Structural Elements and Containment
The chemical components are housed and protected by several non-reactive structural elements that ensure safety and functionality. The outermost layer is typically a nickel-plated steel can that serves as the main container for all the internal components. This steel shell also functions as the battery’s positive contact point, or cathode collector, in many cylindrical designs.
Inside the cell, the separator, often made of a synthetic material or specialized paper, physically prevents the zinc anode from touching the manganese dioxide cathode. This separation is necessary to prevent a short circuit, which would cause the battery to rapidly discharge and overheat. A brass pin, known as the current collector, is inserted into the center of the zinc gel to draw electrons from the anode.
The entire system is sealed at the top with a plastic or nylon gasket, which often contains a vent mechanism designed for safety. This seal prevents the corrosive electrolyte from leaking out under normal conditions. It also allows for the controlled release of gas if internal pressure becomes too high, maintaining the integrity of the cell throughout its operational life.

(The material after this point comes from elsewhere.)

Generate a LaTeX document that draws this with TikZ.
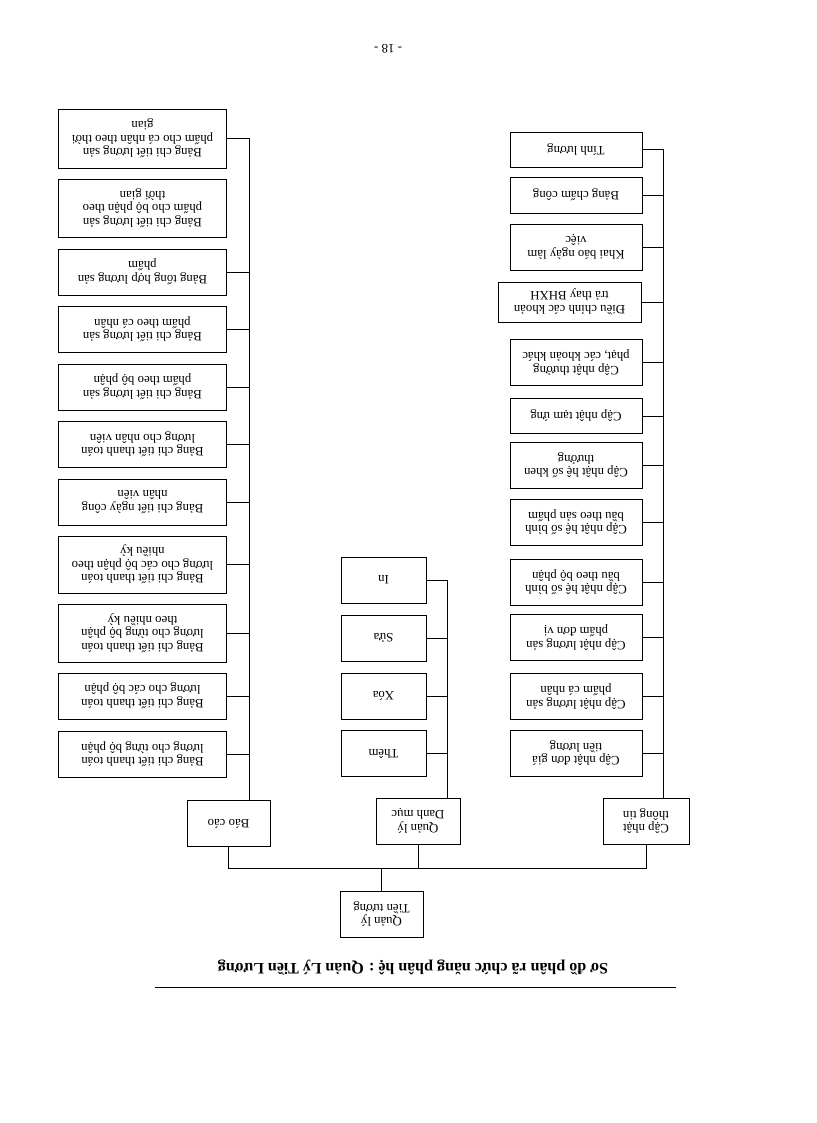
\documentclass[tikz,border=0pt]{standalone}
\usepackage{fontspec}
\setmainfont{Liberation Serif}
\begin{document}
\begin{tikzpicture}[x=1pt, y=1pt, line width=0.8pt,
    box/.style={draw, align=center, inner sep=2pt, font=\fontsize{12.8}{13.5}\selectfont},
    topbox/.style={box, minimum width=84pt, minimum height=46pt},
    updbox/.style={box, minimum width=132pt, minimum height=46pt},
    menubox/.style={box, minimum width=85pt, minimum height=46pt},
    repbox/.style={box, minimum width=168pt, minimum height=46pt}]
  \fill[white] (0,0) rectangle (816,1123);
  \useasboundingbox (0,0) rectangle (816,1123);
  % the page was scanned upside down
  \begin{scope}[rotate around={180:(408,561.5)}, transform shape]
    % title and page number
    \node[font=\bfseries\fontsize{16}{18}\selectfont] (title) at (403,968) {Sơ đồ phân rã chức năng phân hệ : Quản Lý Tiền Lương};
    \draw (140,987) -- (661,987);
    \node[font=\fontsize{13}{15}\selectfont] (pageno) at (428,49) {- 18 -};

    % root and first level
    \node[topbox, minimum width=83pt] (root) at (434.5,914) {Quản lý\\Tiền tương};
    \node[topbox, minimum width=86pt] (tt) at (170,821) {Cập nhật\\thông tin};
    \node[topbox] (dm) at (398,821) {Quản lý\\Danh mục};
    \node[topbox, minimum width=83pt] (bc) at (587.5,823.5) {Báo cáo};
    \coordinate (bus) at (0,868);
    \draw (root.south) -- (root.south |- bus);
    \draw (tt.north) |- (bus -| bc.north) -- (bc.north);
    \draw (dm.north) -- (dm.north |- bus);

    % Cap nhat thong tin
    \node[updbox] (tt1) at (240,753) {Cập nhật đơn giá\\tiền lương};
    \node[updbox] (tt2) at (240,696.5) {Cập nhật lương sản\\phẩm cá nhân};
    \node[updbox] (tt3) at (240,637.5) {Cập nhật lương sản\\phẩm đơn vị};
    \node[updbox] (tt4) at (240,582.5) {Cập nhật hệ số bình\\bầu theo bộ phận};
    \node[updbox] (tt5) at (240,522.5) {Cập nhật hệ số bình\\bầu theo sản phẩm};
    \node[updbox] (tt6) at (240,465.5) {Cập nhật hệ số khen\\thưởng};
    \node[updbox, minimum height=35pt] (tt7) at (240,416) {Cập nhật tạm ứng};
    \node[updbox] (tt8) at (240,362.5) {Cập nhật thưởng\\phạt, các khoản khác};
    \node[updbox, minimum width=143pt, minimum height=40pt] (tt9) at (246.5,302) {Điều chỉnh các khoản\\trả thay BHXH};
    \node[updbox] (tt10) at (240,247) {Khai báo ngày làm\\việc};
    \node[updbox, minimum height=36pt] (tt11) at (240,195) {Bảng chấm công};
    \node[updbox, minimum height=35pt] (tt12) at (240,149.5) {Tính lương};
    \coordinate (ttspine) at ([xshift=-17pt]tt.south);
    \foreach \i in {1,...,11}
      \draw (tt\i.west) -- (tt\i.west -| ttspine);
    \draw (ttspine) |- (tt12.west);

    % Quan ly danh muc
    \node[menubox] (mn1) at (432.5,753.5) {Thêm};
    \node[menubox] (mn2) at (432.5,696) {Xóa};
    \node[menubox] (mn3) at (432.5,638) {Sửa};
    \node[menubox] (mn4) at (432.5,580) {In};
    \coordinate (mnspine) at ([xshift=-29pt]dm.south);
    \foreach \i in {1,...,3}
      \draw (mn\i.west) -- (mn\i.west -| mnspine);
    \draw (mnspine) |- (mn4.west);

    % Bao cao
    \node[repbox] (rp1) at (673.5,754.5) {Bảng chi tiết thanh toán\\lương cho từng bộ phận};
    \node[repbox] (rp2) at (673.5,696) {Bảng chi tiết thanh toán\\lương cho các bộ phận};
    \node[repbox, minimum height=58pt] (rp3) at (673.5,633) {Bảng chi tiết thanh toán\\lương cho từng bộ phận\\theo nhiều kỳ};
    \node[repbox, minimum height=57pt] (rp4) at (673.5,564.5) {Bảng chi tiết thanh toán\\lương cho các bộ phận theo\\nhiều kỳ};
    \node[repbox] (rp5) at (673.5,502) {Bảng chi tiết ngày công\\nhân viên};
    \node[repbox] (rp6) at (673.5,444.5) {Bảng chi tiết thanh toán\\lương cho nhân viên};
    \node[repbox] (rp7) at (673.5,387) {Bảng chi tiết lương sản\\phẩm theo bộ phận};
    \node[repbox] (rp8) at (673.5,329.5) {Bảng chi tiết lương sản\\phẩm theo cá nhân};
    \node[repbox] (rp9) at (673.5,272) {Bảng tổng hợp lương sản\\phẩm};
    \node[repbox, minimum height=58pt] (rp10) at (673.5,208) {Bảng chi tiết lương sản\\phẩm cho bộ phận theo\\thời gian};
    \node[repbox, minimum height=59pt] (rp11) at (673.5,138.5) {Bảng chi tiết lương sản\\phẩm cho cá nhân theo thời\\gian};
    \coordinate (rpspine) at ([xshift=-20.5pt]bc.south);
    \foreach \i in {1,...,9}
      \draw (rp\i.west) -- (rp\i.west -| rpspine);
    \draw (rpspine) |- (rp11.west);
  \end{scope}
\end{tikzpicture}
\end{document}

Safe Handling and Disposal
Alkaline batteries sometimes leak a white, crusty substance, which is the alkaline electrolyte, potassium hydroxide. This leakage occurs because the internal chemical reactions, particularly during deep discharge or storage, generate small amounts of hydrogen gas. As this gas builds up pressure inside the sealed steel casing, it eventually forces the corrosive electrolyte out through the weakest point, usually the nylon seal.
If leakage occurs, the residue should be handled with care since potassium hydroxide is caustic and can irritate the skin. The substance can be neutralized using a mild acid like white vinegar before wiping it clean from the device contacts. Due to federal laws passed in 1996, the mercury content in consumer alkaline batteries was reduced by over 99%, making them non-hazardous waste in most US jurisdictions.
While many municipalities allow modern alkaline batteries to be disposed of in regular household trash, recycling is the most environmentally responsible option. Recycling programs recover valuable materials like zinc, manganese, and steel, which can be reused in new products. Consumers should check local waste management guidelines, as some states and localities still require all batteries to be recycled.